REPUBLIKA.CO.ID, JAKARTA -- Lembaga Swadaya Masyarakat (LSM) yang tergabung dalam Jaringan Perempuan Indonesia mendesak Presiden Indonesia Joko Widodo melakukan reshuffle terhadap menteri-menteri yang berkinerja buruk selama 100 hari pertama masa pemerintahannya.
Koordinator Komite Aksi Perempuan (KAP), Dina Ardiyanti mengatakan dua menteri yang patut untuk direshuffle adalah Menteri Ketenagakerjaan (Menaker) M Hanif Dhakiri dan Menteri Pemberdayaan Perempuan dan Perlindungan Anak (PPPA) Yohanna Yambise.
Menurutnya Menaker mendapat rapor merah karena beberapa alasan. Dalam kampanye Jokowi saat menjadi calon presiden (capres), kata dia, ia berjanji menjalankan program 'Tri Layak' yaitu hidup layah, upah layak, dan kerja layak.
"Tetapi Hanif sebagai pembantu presiden gagal menerjemahkan keinginan Jokowi untuk menerapkan program Tri Layak itu. Ketika pembantu presiden tidak mampu menerjemahkan dan menunjukkan kinerja yang baik ya lebih baik di rehuffle karena dia kan dipilih rakyat," katanya di Jakarta, Ahad (8/2).
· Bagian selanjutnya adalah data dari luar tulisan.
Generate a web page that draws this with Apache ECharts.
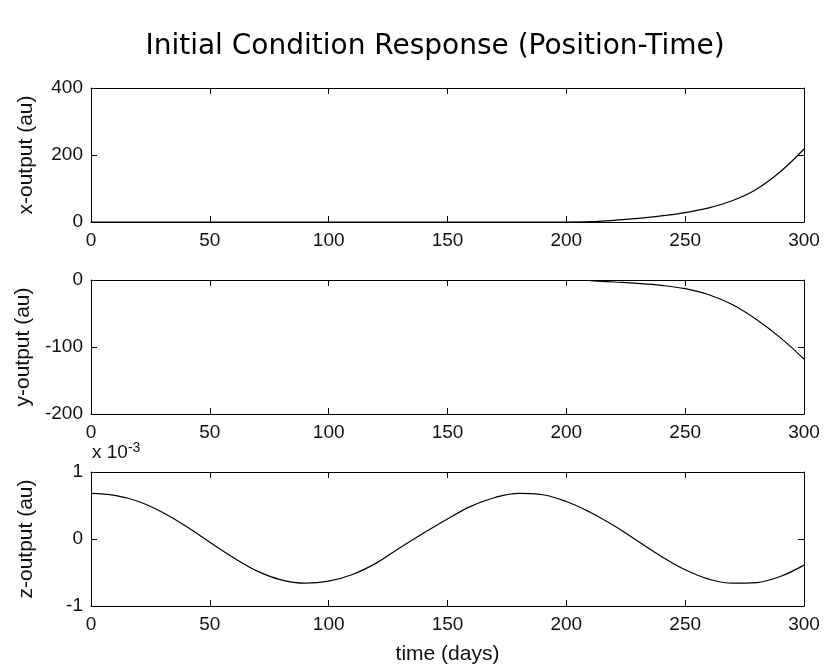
<!DOCTYPE html>
<html>
<head>
<meta charset="utf-8">
<script src="https://cdn.jsdelivr.net/npm/echarts@6/dist/echarts.min.js"></script>
<style>html,body{margin:0;padding:0;background:#fff}#c{width:824px;height:670px}</style>
</head>
<body>
<div id="c"></div>
<script>
// ---- data ----
const titleText = 'Initial Condition Response (Position-Time)';
const xTicks = [0, 50, 100, 150, 200, 250, 300];
const xDays = [0,10,20,30,40,50,60,70,80,90,100,110,120,130,140,150,160,170,180,190,200,210,220,230,240,250,260,270,280,290,300];
const xOutput = [0,0,0,0,0,0,0,0,0,0,0,0,0,0,0,0,0,0,0,0,0,1,5,11,18,28,42,64,98,150,218];
const yDays = [210,220,230,240,250,260,270,280,290,300];
const yOutput = [-1,-3,-5,-8,-13,-22,-37,-59,-86,-118];
const zDays = xDays;
const zOutput = [0.68e-3,0.65e-3,0.56e-3,0.40e-3,0.19e-3,-0.05e-3,-0.28e-3,-0.48e-3,-0.61e-3,-0.66e-3,
  -0.63e-3,-0.53e-3,-0.36e-3,-0.13e-3,0.09e-3,0.30e-3,0.49e-3,0.62e-3,0.68e-3,0.66e-3,
  0.56e-3,0.40e-3,0.20e-3,-0.03e-3,-0.26e-3,-0.46e-3,-0.60e-3,-0.66e-3,-0.65e-3,-0.56e-3,-0.39e-3];
const yRanges = [
  {name: 'x-output (au)', min: 0, max: 400, interval: 200},
  {name: 'y-output (au)', min: -200, max: 0, interval: 100},
  {name: 'z-output (au)', min: -0.001, max: 0.001, interval: 0.001}
];
const xLabel = 'time (days)';

const font = 'Liberation Sans, Arial, Helvetica, sans-serif';
const ink = '#111';
const tops = [88, 280, 472];
const grid = tops.map(t => ({left: 91, right: 20, top: t, height: 134}));
const axLine = {show: true, onZero: false, lineStyle: {color: '#000', width: 1}};
const tick = {show: true, inside: true, length: 6, lineStyle: {color: '#000', width: 1}};

const xAxis = [], yAxis = [], series = [];
const seriesData = [
  xDays.map((d, i) => [d, xOutput[i]]),
  yDays.map((d, i) => [d, yOutput[i]]),
  zDays.map((d, i) => [d, zOutput[i]])
];
for (let g = 0; g < 3; g++) {
  xAxis.push({
    type: 'value', gridIndex: g, position: 'bottom', min: 0, max: 300, interval: 50,
    axisLine: axLine, axisTick: tick, splitLine: {show: false},
    axisLabel: {color: ink, fontFamily: font, fontSize: 19, margin: 9},
    name: g === 2 ? xLabel : '', nameLocation: 'middle', nameGap: 38,
    nameTextStyle: {color: ink, fontFamily: font, fontSize: 21}
  });
  xAxis.push({
    type: 'value', gridIndex: g, position: 'top', min: 0, max: 300, interval: 50,
    axisLine: axLine, axisTick: tick, splitLine: {show: false}, axisLabel: {show: false}
  });
  const r = yRanges[g];
  const fmt = g === 2 ? (v => String(Math.round(v * 1000))) : (v => String(v));
  yAxis.push({
    type: 'value', gridIndex: g, position: 'left', min: r.min, max: r.max, interval: r.interval,
    axisLine: axLine, axisTick: tick, splitLine: {show: false},
    axisLabel: {color: ink, fontFamily: font, fontSize: 19, margin: 8, formatter: fmt},
    name: r.name, nameLocation: 'middle', nameGap: 54, nameRotate: 90,
    nameTextStyle: {color: ink, fontFamily: font, fontSize: 21}
  });
  yAxis.push({
    type: 'value', gridIndex: g, position: 'right', min: r.min, max: r.max, interval: r.interval,
    axisLine: axLine, axisTick: tick, splitLine: {show: false}, axisLabel: {show: false}
  });
  series.push({
    type: 'line', xAxisIndex: g * 2, yAxisIndex: g * 2, data: seriesData[g],
    showSymbol: false, smooth: 0.4, clip: true,
    lineStyle: {color: '#000', width: 1.2}
  });
}

const chart = echarts.init(document.getElementById('c'), null, {renderer: 'canvas'});
chart.setOption({
  animation: false,
  backgroundColor: '#fff',
  title: {text: titleText, left: 430, top: 28, textAlign: 'center',
    textStyle: {color: '#000', fontFamily: 'DejaVu Sans, sans-serif', fontSize: 28, fontWeight: 'normal'}},
  grid, xAxis, yAxis, series,
  graphic: [{
    type: 'text', left: 92, top: 441,
    style: {
      text: 'x 10{s|-3}', fill: ink, font: '19px ' + font,
      rich: {s: {fontSize: 14, fontFamily: font, fill: ink, verticalAlign: 'top', padding: [0, 0, 10, 0]}}
    }
  }]
});
</script>
</body>
</html>
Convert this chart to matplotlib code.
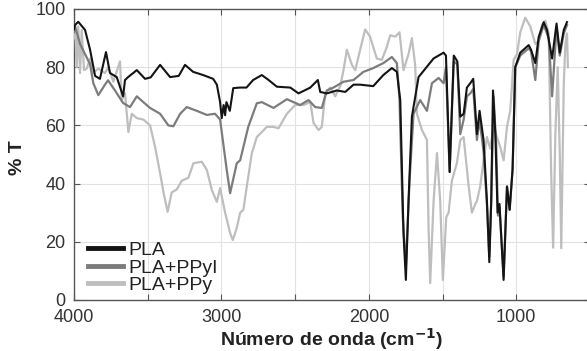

Ia menyebutkan secara umum, buruh perempuan masih banyak bekerja dalam kondisi rentan seperti buruh perempuan yang bekerja di perkebunan, sektor industri, hingga garmen.
Para buruh masih mengalami kondisi kerja dan kondisi kesehatan yang buruk. Status kerja kontrak dan alih daya (outsorcing) menjadikan buruh perempuan tidak pernah mempunyai kepastian atas nasib mereka.
Harapan perubahan situasi pada pekerja rumah tangga (PRT) dan buruh migran pada Pemerintahan Jokowi juga berbuah kekecewaan ketika Hanif dinilainya melanggar visi misi Jokowi dalam Nawa Cita. Janji kampanye Jokowi-Jusuf Kalla dalam Nawacita yang akan memasukkan UU Perlindungan PRT juga tidak dilakukan oleh Hanif.
"Karenanya, kami mendesak Presiden Jokowi untuk memastikan Menaker bekerja sesua dengan visi misi, khususnya dalam konteks PRT di dalam negeri maupun luar negeri. Kami juga mendesak agar Jokowi segera mengganti Hanif bila ia tidak sungguh-sungguh bekerja menjalankan kewajibannya sesuai Nawa Cita," ujarnya.
Sementara itu, Koordinator Cedaw Working Group Indonesia (CWGI) Estu Fanani memberi rapor merah untuk Kementerian PPPA karena tidak mengimplementasikan kebijakan jender (gender) dalam program kerjanya.
Ia menyebutkan, Kementerian PPPA tidak memasukkan agenda membangun kemandirian di bidang politik perempuan dalam program kerjanya. Pemerintah juga dinilai pihaknya minim prestasi di bidang hukum terkait perempuan.
"Kementerian PPPA berkomitmen untuk mewujudkan sistem penegakan hukum yang berkeadilan dan dalam pengarusutamaan gender (PUG). Namun, komitmen tersebut tidak memiliki langkah strategis terhadap percepatan perubahan pada hukum yang responsif gender," katanya.
Pihaknya juga menilai Kementerian Kesehatan (Kemenkes) melalui Menteri Kesehatan Nila F Moeloek dinilai belum mengimplementasikan kebijakan gender dalam programnya.
"Menteri-menteri yang tidak memperjuangkan pemenuhan hak perempuan, buruh perempuan, hak minoritas dan masyarakat marjinal agar direshuffle," ujarnya.